— START —

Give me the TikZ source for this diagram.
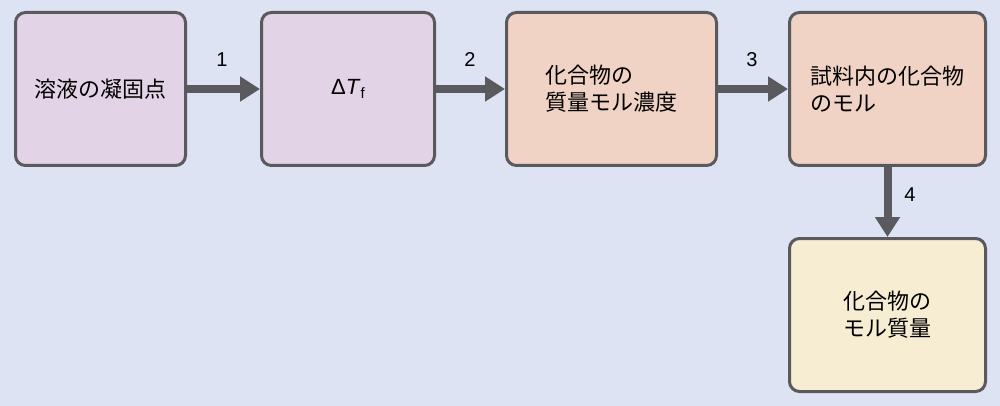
\documentclass[tikz,border=0pt]{standalone}
\usepackage{fontspec}
\setmainfont{Liberation Sans}
\newfontfamily\jpfont{Noto Sans CJK JP}
\usetikzlibrary{arrows.meta}
\definecolor{bgc}{RGB}{221,227,243}
\definecolor{purp}{RGB}{227,211,230}
\definecolor{peach}{RGB}{240,211,196}
\definecolor{cream}{RGB}{247,237,210}
\definecolor{edge}{RGB}{90,90,94}
\tikzset{
  box/.style={draw=edge, line width=3pt, rounded corners=10pt, minimum height=153pt,
    align=left, inner sep=0pt, font=\jpfont\fontsize{22pt}{27pt}\selectfont},
  conn/.style={draw=edge, line width=8pt, -{Triangle[length=20pt,width=24pt]}},
  num/.style={font=\fontsize{20pt}{24pt}\selectfont, text=black}
}
\begin{document}
\begin{tikzpicture}[x=1pt,y=-1pt]
\fill[bgc] (0,0) rectangle (1000,406);
\useasboundingbox (0,0) rectangle (1000,406);
\node[box, fill=purp, minimum width=170pt] (b1) at (100.5,89) {溶液の凝固点};
\node[box, fill=purp, minimum width=173pt] (b2) at (348,89) {\fontspec{Liberation Sans}\fontsize{22pt}{27pt}\selectfont Δ\textit{T}\raisebox{-0.35ex}{\fontsize{15pt}{18pt}\selectfont f}};
\node[box, fill=peach, minimum width=210pt] (b3) at (611.5,89) {化合物の\\質量モル濃度};
\node[box, fill=peach, minimum width=196pt] (b4) at (887.5,89) {試料内の化合物\\のモル};
\node[box, fill=cream, minimum width=196pt] (b5) at (887.5,315) {化合物の\\モル質量};
\draw[conn] (b1.east) -- (b2.west);
\draw[conn] (b2.east) -- (b3.west);
\draw[conn] (b3.east) -- (b4.west);
\draw[conn] (b4.south) -- (b5.north);
\node[num] (n1) at (222,60) {1};
\node[num] (n2) at (470,60) {2};
\node[num] (n3) at (752,60) {3};
\node[num] (n4) at (910,195) {4};
\end{tikzpicture}
\end{document}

— END —

Output the data above without changes, apart from leaving out the pictures.

▶ [Answer]:
Give me the TikZ source for this diagram.
\documentclass[tikz,border=0pt]{standalone}
\usepackage{fontspec}
\setmainfont{Liberation Sans}
\newfontfamily\jpfont{Noto Sans CJK JP}
\usetikzlibrary{arrows.meta}
\definecolor{bgc}{RGB}{221,227,243}
\definecolor{purp}{RGB}{227,211,230}
\definecolor{peach}{RGB}{240,211,196}
\definecolor{cream}{RGB}{247,237,210}
\definecolor{edge}{RGB}{90,90,94}
\tikzset{
  box/.style={draw=edge, line width=3pt, rounded corners=10pt, minimum height=153pt,
    align=left, inner sep=0pt, font=\jpfont\fontsize{22pt}{27pt}\selectfont},
  conn/.style={draw=edge, line width=8pt, -{Triangle[length=20pt,width=24pt]}},
  num/.style={font=\fontsize{20pt}{24pt}\selectfont, text=black}
}
\begin{document}
\begin{tikzpicture}[x=1pt,y=-1pt]
\fill[bgc] (0,0) rectangle (1000,406);
\useasboundingbox (0,0) rectangle (1000,406);
\node[box, fill=purp, minimum width=170pt] (b1) at (100.5,89) {溶液の凝固点};
\node[box, fill=purp, minimum width=173pt] (b2) at (348,89) {\fontspec{Liberation Sans}\fontsize{22pt}{27pt}\selectfont Δ\textit{T}\raisebox{-0.35ex}{\fontsize{15pt}{18pt}\selectfont f}};
\node[box, fill=peach, minimum width=210pt] (b3) at (611.5,89) {化合物の\\質量モル濃度};
\node[box, fill=peach, minimum width=196pt] (b4) at (887.5,89) {試料内の化合物\\のモル};
\node[box, fill=cream, minimum width=196pt] (b5) at (887.5,315) {化合物の\\モル質量};
\draw[conn] (b1.east) -- (b2.west);
\draw[conn] (b2.east) -- (b3.west);
\draw[conn] (b3.east) -- (b4.west);
\draw[conn] (b4.south) -- (b5.north);
\node[num] (n1) at (222,60) {1};
\node[num] (n2) at (470,60) {2};
\node[num] (n3) at (752,60) {3};
\node[num] (n4) at (910,195) {4};
\end{tikzpicture}
\end{document}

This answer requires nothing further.